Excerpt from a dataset
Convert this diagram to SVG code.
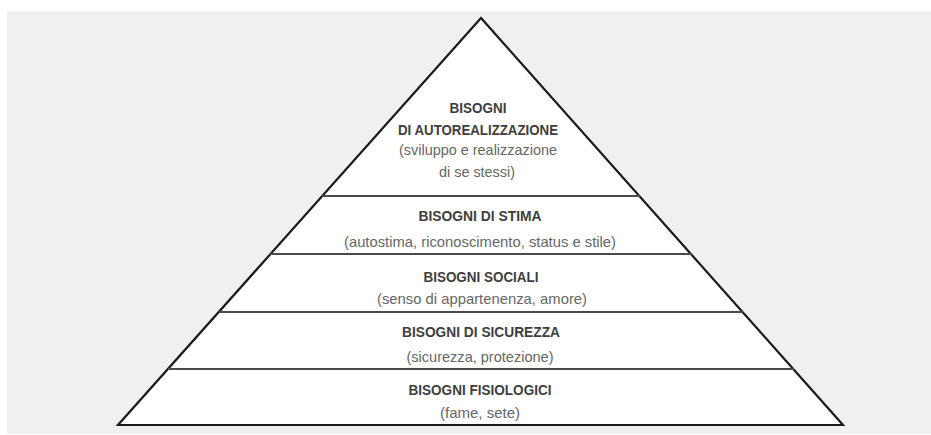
<svg xmlns="http://www.w3.org/2000/svg" width="931" height="435" viewBox="0 0 931 435">
<style>
.t{font-family:"Liberation Sans",Arial,sans-serif;font-size:14px;font-weight:bold;fill:#3e3e3e;text-anchor:middle}
.s{font-family:"Liberation Sans",Arial,sans-serif;font-size:15px;fill:#666;text-anchor:middle}
.div{stroke:#4a4a4a;stroke-width:2;fill:none}
</style>
<rect x="0" y="0" width="931" height="435" fill="#ffffff"/>
<rect x="7" y="11" width="924" height="423" fill="#f0f0f0"/>
<g id="pyramid">
<polygon points="481,18 118,425 843,425" fill="#ffffff" stroke="#1a1a1a" stroke-width="2.2" stroke-linejoin="miter"/>
</g>
<g id="connectors">
<line class="div" x1="322" y1="196" x2="640" y2="196"/>
<line class="div" x1="270" y1="254" x2="692" y2="254"/>
<line class="div" x1="219" y1="312" x2="743" y2="312"/>
<line class="div" x1="168" y1="369" x2="794" y2="369"/>
</g>
<g id="autorealizzazione">
<text class="t" x="478" y="113" textLength="57" lengthAdjust="spacingAndGlyphs">BISOGNI</text>
<text class="t" x="478" y="135" textLength="160" lengthAdjust="spacingAndGlyphs">DI AUTOREALIZZAZIONE</text>
<text class="s" x="478" y="155" textLength="158" lengthAdjust="spacingAndGlyphs">(sviluppo e realizzazione</text>
<text class="s" x="477" y="177" textLength="76" lengthAdjust="spacingAndGlyphs">di se stessi)</text>
</g>
<g id="stima">
<text class="t" x="480" y="221" textLength="123" lengthAdjust="spacingAndGlyphs">BISOGNI DI STIMA</text>
<text class="s" x="480" y="247" textLength="272" lengthAdjust="spacingAndGlyphs">(autostima, riconoscimento, status e stile)</text>
</g>
<g id="sociali">
<text class="t" x="481" y="282" textLength="115" lengthAdjust="spacingAndGlyphs">BISOGNI SOCIALI</text>
<text class="s" x="482" y="304" textLength="210" lengthAdjust="spacingAndGlyphs">(senso di appartenenza, amore)</text>
</g>
<g id="sicurezza">
<text class="t" x="481" y="337" textLength="158" lengthAdjust="spacingAndGlyphs">BISOGNI DI SICUREZZA</text>
<text class="s" x="480" y="362" textLength="147" lengthAdjust="spacingAndGlyphs">(sicurezza, protezione)</text>
</g>
<g id="fisiologici">
<text class="t" x="480" y="395" textLength="143" lengthAdjust="spacingAndGlyphs">BISOGNI FISIOLOGICI</text>
<text class="s" x="480" y="418" textLength="80" lengthAdjust="spacingAndGlyphs">(fame, sete)</text>
</g>
</svg>
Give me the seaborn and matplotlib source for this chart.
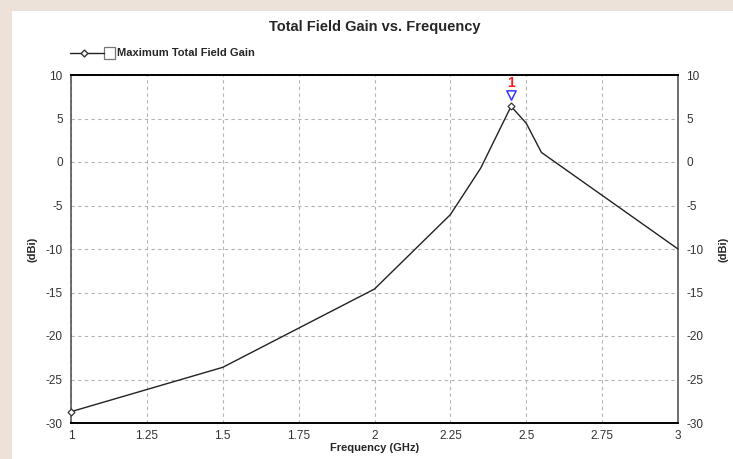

Directive: Go through the material above and copy each line that has the word "this".

Result:
Convert this diagram to SVG code.
Give me the seaborn and matplotlib source for this chart.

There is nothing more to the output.